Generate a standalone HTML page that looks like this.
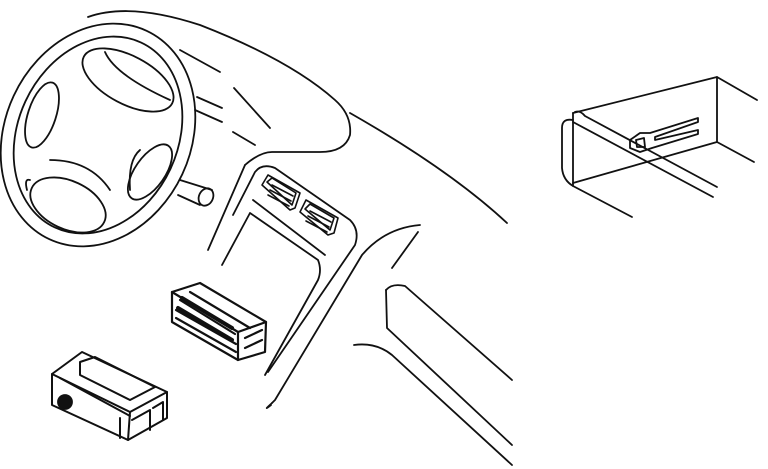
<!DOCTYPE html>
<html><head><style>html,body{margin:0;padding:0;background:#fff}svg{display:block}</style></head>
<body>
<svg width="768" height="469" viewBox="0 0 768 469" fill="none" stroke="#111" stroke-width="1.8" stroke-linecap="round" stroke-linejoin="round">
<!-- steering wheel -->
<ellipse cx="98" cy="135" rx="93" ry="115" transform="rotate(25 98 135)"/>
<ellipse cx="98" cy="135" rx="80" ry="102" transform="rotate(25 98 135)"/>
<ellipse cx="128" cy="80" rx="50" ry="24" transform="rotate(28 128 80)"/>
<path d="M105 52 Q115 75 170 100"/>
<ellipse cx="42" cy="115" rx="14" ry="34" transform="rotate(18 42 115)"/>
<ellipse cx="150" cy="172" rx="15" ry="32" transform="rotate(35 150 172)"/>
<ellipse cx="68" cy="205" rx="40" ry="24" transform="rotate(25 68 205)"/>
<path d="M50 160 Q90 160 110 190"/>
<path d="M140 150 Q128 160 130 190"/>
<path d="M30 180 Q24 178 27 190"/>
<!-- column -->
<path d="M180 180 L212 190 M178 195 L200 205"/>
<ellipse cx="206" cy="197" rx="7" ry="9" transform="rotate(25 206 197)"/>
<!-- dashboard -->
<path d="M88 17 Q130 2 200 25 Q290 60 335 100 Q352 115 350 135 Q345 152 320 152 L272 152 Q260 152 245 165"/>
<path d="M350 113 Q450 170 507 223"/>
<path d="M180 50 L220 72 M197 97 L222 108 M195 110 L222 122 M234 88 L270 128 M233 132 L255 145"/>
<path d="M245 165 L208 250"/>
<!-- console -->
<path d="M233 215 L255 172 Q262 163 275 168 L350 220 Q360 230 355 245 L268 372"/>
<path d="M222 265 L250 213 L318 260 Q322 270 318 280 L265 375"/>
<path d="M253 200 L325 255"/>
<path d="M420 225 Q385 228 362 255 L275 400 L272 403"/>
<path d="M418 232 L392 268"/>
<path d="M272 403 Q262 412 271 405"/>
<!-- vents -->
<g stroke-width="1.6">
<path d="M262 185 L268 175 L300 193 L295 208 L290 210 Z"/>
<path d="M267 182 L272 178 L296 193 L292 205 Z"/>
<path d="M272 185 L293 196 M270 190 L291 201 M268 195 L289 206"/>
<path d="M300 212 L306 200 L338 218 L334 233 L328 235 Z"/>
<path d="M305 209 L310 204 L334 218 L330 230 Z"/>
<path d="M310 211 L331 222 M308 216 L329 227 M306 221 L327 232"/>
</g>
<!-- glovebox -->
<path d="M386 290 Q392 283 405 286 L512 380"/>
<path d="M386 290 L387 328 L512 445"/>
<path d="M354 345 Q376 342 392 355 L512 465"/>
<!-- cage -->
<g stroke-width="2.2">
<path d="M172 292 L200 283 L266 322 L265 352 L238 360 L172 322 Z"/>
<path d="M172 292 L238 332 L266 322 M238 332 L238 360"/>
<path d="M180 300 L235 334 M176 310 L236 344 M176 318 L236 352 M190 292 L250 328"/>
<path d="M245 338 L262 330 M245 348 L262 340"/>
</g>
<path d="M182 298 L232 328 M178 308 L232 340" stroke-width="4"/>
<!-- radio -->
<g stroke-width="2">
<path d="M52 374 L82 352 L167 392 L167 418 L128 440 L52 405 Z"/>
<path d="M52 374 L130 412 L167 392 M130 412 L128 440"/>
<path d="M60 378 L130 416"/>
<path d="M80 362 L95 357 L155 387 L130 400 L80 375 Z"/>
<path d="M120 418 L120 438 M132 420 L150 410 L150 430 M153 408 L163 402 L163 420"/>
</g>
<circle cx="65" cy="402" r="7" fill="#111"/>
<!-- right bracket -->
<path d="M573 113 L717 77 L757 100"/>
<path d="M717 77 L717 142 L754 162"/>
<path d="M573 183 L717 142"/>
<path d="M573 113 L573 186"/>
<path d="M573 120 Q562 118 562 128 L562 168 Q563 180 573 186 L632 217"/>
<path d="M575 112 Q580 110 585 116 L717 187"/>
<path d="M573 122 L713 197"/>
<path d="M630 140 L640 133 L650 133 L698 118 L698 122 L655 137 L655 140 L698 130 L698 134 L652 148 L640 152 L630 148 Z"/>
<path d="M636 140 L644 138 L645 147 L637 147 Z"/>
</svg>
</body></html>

§ §

■ Goal: Without the pictures, transcribe the listing above exactly.

■ Right answer:
Generate a standalone HTML page that looks like this.
<!DOCTYPE html>
<html><head><style>html,body{margin:0;padding:0;background:#fff}svg{display:block}</style></head>
<body>
<svg width="768" height="469" viewBox="0 0 768 469" fill="none" stroke="#111" stroke-width="1.8" stroke-linecap="round" stroke-linejoin="round">
<!-- steering wheel -->
<ellipse cx="98" cy="135" rx="93" ry="115" transform="rotate(25 98 135)"/>
<ellipse cx="98" cy="135" rx="80" ry="102" transform="rotate(25 98 135)"/>
<ellipse cx="128" cy="80" rx="50" ry="24" transform="rotate(28 128 80)"/>
<path d="M105 52 Q115 75 170 100"/>
<ellipse cx="42" cy="115" rx="14" ry="34" transform="rotate(18 42 115)"/>
<ellipse cx="150" cy="172" rx="15" ry="32" transform="rotate(35 150 172)"/>
<ellipse cx="68" cy="205" rx="40" ry="24" transform="rotate(25 68 205)"/>
<path d="M50 160 Q90 160 110 190"/>
<path d="M140 150 Q128 160 130 190"/>
<path d="M30 180 Q24 178 27 190"/>
<!-- column -->
<path d="M180 180 L212 190 M178 195 L200 205"/>
<ellipse cx="206" cy="197" rx="7" ry="9" transform="rotate(25 206 197)"/>
<!-- dashboard -->
<path d="M88 17 Q130 2 200 25 Q290 60 335 100 Q352 115 350 135 Q345 152 320 152 L272 152 Q260 152 245 165"/>
<path d="M350 113 Q450 170 507 223"/>
<path d="M180 50 L220 72 M197 97 L222 108 M195 110 L222 122 M234 88 L270 128 M233 132 L255 145"/>
<path d="M245 165 L208 250"/>
<!-- console -->
<path d="M233 215 L255 172 Q262 163 275 168 L350 220 Q360 230 355 245 L268 372"/>
<path d="M222 265 L250 213 L318 260 Q322 270 318 280 L265 375"/>
<path d="M253 200 L325 255"/>
<path d="M420 225 Q385 228 362 255 L275 400 L272 403"/>
<path d="M418 232 L392 268"/>
<path d="M272 403 Q262 412 271 405"/>
<!-- vents -->
<g stroke-width="1.6">
<path d="M262 185 L268 175 L300 193 L295 208 L290 210 Z"/>
<path d="M267 182 L272 178 L296 193 L292 205 Z"/>
<path d="M272 185 L293 196 M270 190 L291 201 M268 195 L289 206"/>
<path d="M300 212 L306 200 L338 218 L334 233 L328 235 Z"/>
<path d="M305 209 L310 204 L334 218 L330 230 Z"/>
<path d="M310 211 L331 222 M308 216 L329 227 M306 221 L327 232"/>
</g>
<!-- glovebox -->
<path d="M386 290 Q392 283 405 286 L512 380"/>
<path d="M386 290 L387 328 L512 445"/>
<path d="M354 345 Q376 342 392 355 L512 465"/>
<!-- cage -->
<g stroke-width="2.2">
<path d="M172 292 L200 283 L266 322 L265 352 L238 360 L172 322 Z"/>
<path d="M172 292 L238 332 L266 322 M238 332 L238 360"/>
<path d="M180 300 L235 334 M176 310 L236 344 M176 318 L236 352 M190 292 L250 328"/>
<path d="M245 338 L262 330 M245 348 L262 340"/>
</g>
<path d="M182 298 L232 328 M178 308 L232 340" stroke-width="4"/>
<!-- radio -->
<g stroke-width="2">
<path d="M52 374 L82 352 L167 392 L167 418 L128 440 L52 405 Z"/>
<path d="M52 374 L130 412 L167 392 M130 412 L128 440"/>
<path d="M60 378 L130 416"/>
<path d="M80 362 L95 357 L155 387 L130 400 L80 375 Z"/>
<path d="M120 418 L120 438 M132 420 L150 410 L150 430 M153 408 L163 402 L163 420"/>
</g>
<circle cx="65" cy="402" r="7" fill="#111"/>
<!-- right bracket -->
<path d="M573 113 L717 77 L757 100"/>
<path d="M717 77 L717 142 L754 162"/>
<path d="M573 183 L717 142"/>
<path d="M573 113 L573 186"/>
<path d="M573 120 Q562 118 562 128 L562 168 Q563 180 573 186 L632 217"/>
<path d="M575 112 Q580 110 585 116 L717 187"/>
<path d="M573 122 L713 197"/>
<path d="M630 140 L640 133 L650 133 L698 118 L698 122 L655 137 L655 140 L698 130 L698 134 L652 148 L640 152 L630 148 Z"/>
<path d="M636 140 L644 138 L645 147 L637 147 Z"/>
</svg>
</body></html>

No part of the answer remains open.